Unlike Ellsberg, who became a cause celebre, Assange has been disappeared from public view by the states he exposed and largely forgotten by the media that should be championing his cause.
Ellsberg emerged from his court victory over the Pentagon Papers to argue:
The demystification and de-sanctification of the president has begun. It’s like the defrocking of the Wizard of Oz.
In this assessment, time has proved him sadly wrong, as he came to recognise.
In recent months, Ellsberg had become an increasingly voluble critic of U.S. conduct in the Ukraine war. He drew parallels with the lies told by four administrations—those of Truman, Eisenhower, Kennedy and Johnson—to hide the extent of Washington’s involvement in Vietnam before the U.S. went public with its ground war.
Ellsberg warned that the U.S. was waging a similarly undeclared war in Ukraine—a proxy one, using Ukrainians as cannon fodder—to “weaken the Russians”. As in Vietnam, the White House was gradually and secretly escalating U.S. involvement.
As also in Vietnam, western leaders were concealing the fact that the war had reached a stalemate, with the inevitable result that large numbers of Ukrainians and Russians were losing their lives in fruitless combat.
He called former British Prime Minister Boris Johnson’s hidden, early role in stymying peace talks between Russia and Ukraine “a crime against humanity”.
Referring to history repeating itself, he observed:
It’s an awakening that’s in many ways painful.
Most of all, Ellsberg feared that the West’s war machine—addicted to Cold War belligerence, obscured under the supposedly “defensive” umbrella of Nato—wanted once again to confront China.

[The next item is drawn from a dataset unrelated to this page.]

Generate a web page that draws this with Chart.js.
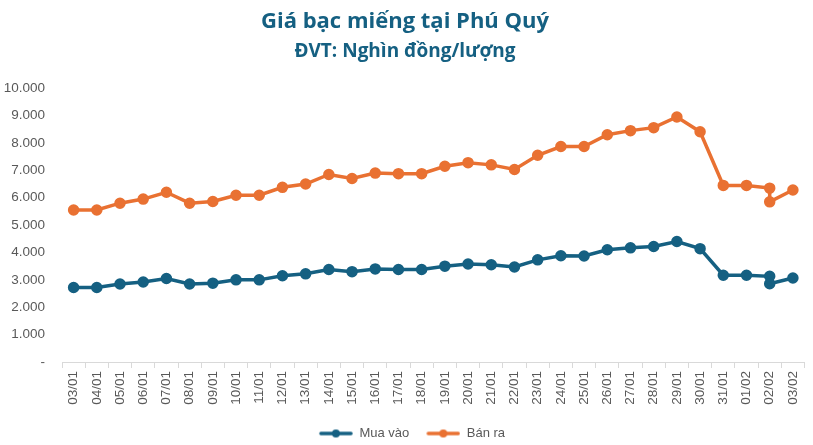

In 2021, as the Biden administration intensified its hostile posturing towards Beijing, Ellsberg revealed that back in 1958 Eisenhower’s officials had drawn up secret plans to attack China with nuclear weapons. That was during an earlier crisis over the Taiwan Strait.
“At this point, I’m much more aware of… how little has changed in these critical aspects of the danger of nuclear war, and how limited the effectiveness has been to curtail what we’ve done,” he told an interviewer shortly before he died.
What Ellsberg understood most keenly was the desperate need—if humanity was to survive—both for more whistleblowers to come forward to expose their states’ crimes, and for a tenacious, watchdog media to give their full backing.
Watching the media abandon Assange to his persecutors, Ellsberg could draw only one possible conclusion: that humanity’s odds were shortening by the day.